> _Work to be completed_
Don't include pictures. Quote the lines below from the first through the line that contains "x_corr = np.arange(-15, 15.01, 0.5)".

> _Collected data_
+ + + + + + +

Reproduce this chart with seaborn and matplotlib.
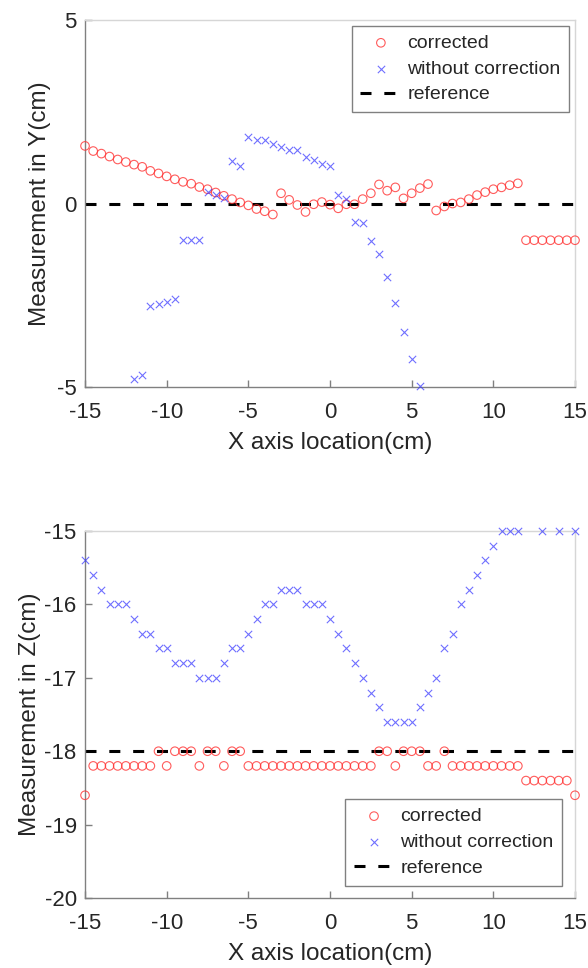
import numpy as np
import pandas as pd
import matplotlib
matplotlib.use("Agg")
import matplotlib.pyplot as plt
import seaborn as sns

# ---- data ----
x_corr = np.arange(-15, 15.01, 0.5)

y_corrected = [1.57, 1.43, 1.36, 1.28, 1.20, 1.13, 1.06, 1.00, 0.89, 0.82,
               0.74, 0.66, 0.59, 0.54, 0.45, 0.39, 0.30, 0.21, 0.12, 0.03,
               -0.05, -0.15, -0.21, -0.30, 0.28, 0.10, -0.04, -0.23, -0.02, 0.04,
               -0.03, -0.13, -0.02, -0.02, 0.12, 0.28, 0.52, 0.35, 0.44, 0.14,
               0.28, 0.42, 0.53, -0.19, -0.08, 0.00, 0.03, 0.12, 0.23, 0.31,
               0.39, 0.44, 0.50, 0.55, -1.0, -1.0, -1.0, -1.0, -1.0, -1.0, -1.0]

x_y_raw = np.arange(-12, 5.51, 0.5)
y_raw = [-4.78, -4.66, -2.79, -2.73, -2.68, -2.60, -1.0, -1.0, -1.0, 0.31,
         0.24, 0.15, 1.16, 1.03, 1.82, 1.73, 1.74, 1.63, 1.54, 1.45,
         1.45, 1.27, 1.18, 1.09, 1.02, 0.24, 0.11, -0.51, -0.53, -1.01,
         -1.38, -2.0, -2.70, -3.50, -4.25, -4.96]

z_corrected = [-18.6, -18.2, -18.2, -18.2, -18.2, -18.2, -18.2, -18.2, -18.2, -18.0,
               -18.2, -18.0, -18.0, -18.0, -18.2, -18.0, -18.0, -18.2, -18.0, -18.0,
               -18.2, -18.2, -18.2, -18.2, -18.2, -18.2, -18.2, -18.2, -18.2, -18.2,
               -18.2, -18.2, -18.2, -18.2, -18.2, -18.2, -18.0, -18.0, -18.2, -18.0,
               -18.0, -18.0, -18.2, -18.2, -18.0, -18.2, -18.2, -18.2, -18.2, -18.2,
               -18.2, -18.2, -18.2, -18.2, -18.4, -18.4, -18.4, -18.4, -18.4, -18.4,
               -18.6]

x_z_raw = list(np.arange(-15, 11.51, 0.5)) + [13, 14, 15]
z_raw = [-15.4, -15.6, -15.8, -16.0, -16.0, -16.0, -16.2, -16.4, -16.4, -16.6,
         -16.6, -16.8, -16.8, -16.8, -17.0, -17.0, -17.0, -16.8, -16.6, -16.6,
         -16.4, -16.2, -16.0, -16.0, -15.8, -15.8, -15.8, -16.0, -16.0, -16.0,
         -16.2, -16.4, -16.6, -16.8, -17.0, -17.2, -17.4, -17.6, -17.6, -17.6,
         -17.6, -17.4, -17.2, -17.0, -16.6, -16.4, -16.0, -15.8, -15.6, -15.4,
         -15.2, -15.0, -15.0, -15.0, -15.0, -15.0, -15.0]

ref_x = [-15, 15]
ref_y = [0, 0]
ref_z = [-18, -18]

sns.set_style("white")
plt.rcParams['font.family'] = ['Liberation Sans', 'DejaVu Sans']
plt.rcParams['axes.unicode_minus'] = False

fig = plt.figure(figsize=(5.88, 9.68), dpi=100)
ax1 = fig.add_axes([0.1446, 0.6002, 0.8333, 0.3791])
ax2 = fig.add_axes([0.1446, 0.0723, 0.8333, 0.3791])


def draw(ax, yc, xr, yr, yref):
    sns.scatterplot(x=x_corr, y=yc, marker='o', s=38, facecolor='none',
                    edgecolor=(1, 0.2, 0.2, 0.8), linewidth=0.8, clip_on=False,
                    label='corrected', ax=ax, zorder=3)
    sns.scatterplot(x=xr, y=yr, marker='x', s=28, color=(0.2, 0.2, 1, 0.7),
                    linewidth=0.8, clip_on=False, label='without correction',
                    ax=ax, zorder=3)
    sns.lineplot(x=ref_x, y=yref, color='black', linewidth=2.2,
                 dashes=(3.6, 4.2), label='reference', ax=ax, zorder=2)


draw(ax1, y_corrected, x_y_raw, y_raw, ref_y)
draw(ax2, z_corrected, x_z_raw, z_raw, ref_z)

ax1.set_ylim(-5, 5)
ax1.set_yticks([-5, 0, 5])
ax1.set_ylabel("Measurement in Y(cm)", fontsize=17.5)
ax1.yaxis.set_label_coords(-0.0694, 0.5)
ax2.set_ylim(-20, -15)
ax2.set_yticks(range(-20, -14))
ax2.set_ylabel("Measurement in Z(cm)", fontsize=17.5)
ax2.yaxis.set_label_coords(-0.0898, 0.5)

for ax in (ax1, ax2):
    ax.set_xlim(-15, 15)
    ax.set_xticks(range(-15, 16, 5))
    ax.set_xlabel("X axis location(cm)", fontsize=17.5, labelpad=6)
    ax.tick_params(direction='in', length=5, width=1, colors='#808080',
                   labelcolor='#262626', labelsize=16, pad=6,
                   bottom=True, left=True, top=False, right=False)
    ax.tick_params(axis='x', pad=11)
    for s in ('left', 'bottom'):
        ax.spines[s].set_color('#808080')
        ax.spines[s].set_linewidth(1.0)
    for s in ('top', 'right'):
        ax.spines[s].set_color('#d6d6d6')
        ax.spines[s].set_linewidth(1.0)

leg_kw = dict(fontsize=14, frameon=True, fancybox=False, framealpha=1,
              edgecolor='#808080', borderaxespad=0, handlelength=2.1,
              handletextpad=0.3, labelspacing=0.42, borderpad=0.45)
l1 = ax1.legend(loc='upper right', bbox_to_anchor=(0.988, 0.985), **leg_kw)
l2 = ax2.legend(loc='lower right', bbox_to_anchor=(0.974, 0.034), **leg_kw)
for leg in (l1, l2):
    leg.get_frame().set_linewidth(1.0)

fig.savefig("out.png", dpi=100)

+ + + + + + +

> _The answer_
Reproduce this chart with seaborn and matplotlib.
import numpy as np
import pandas as pd
import matplotlib
matplotlib.use("Agg")
import matplotlib.pyplot as plt
import seaborn as sns

# ---- data ----
x_corr = np.arange(-15, 15.01, 0.5)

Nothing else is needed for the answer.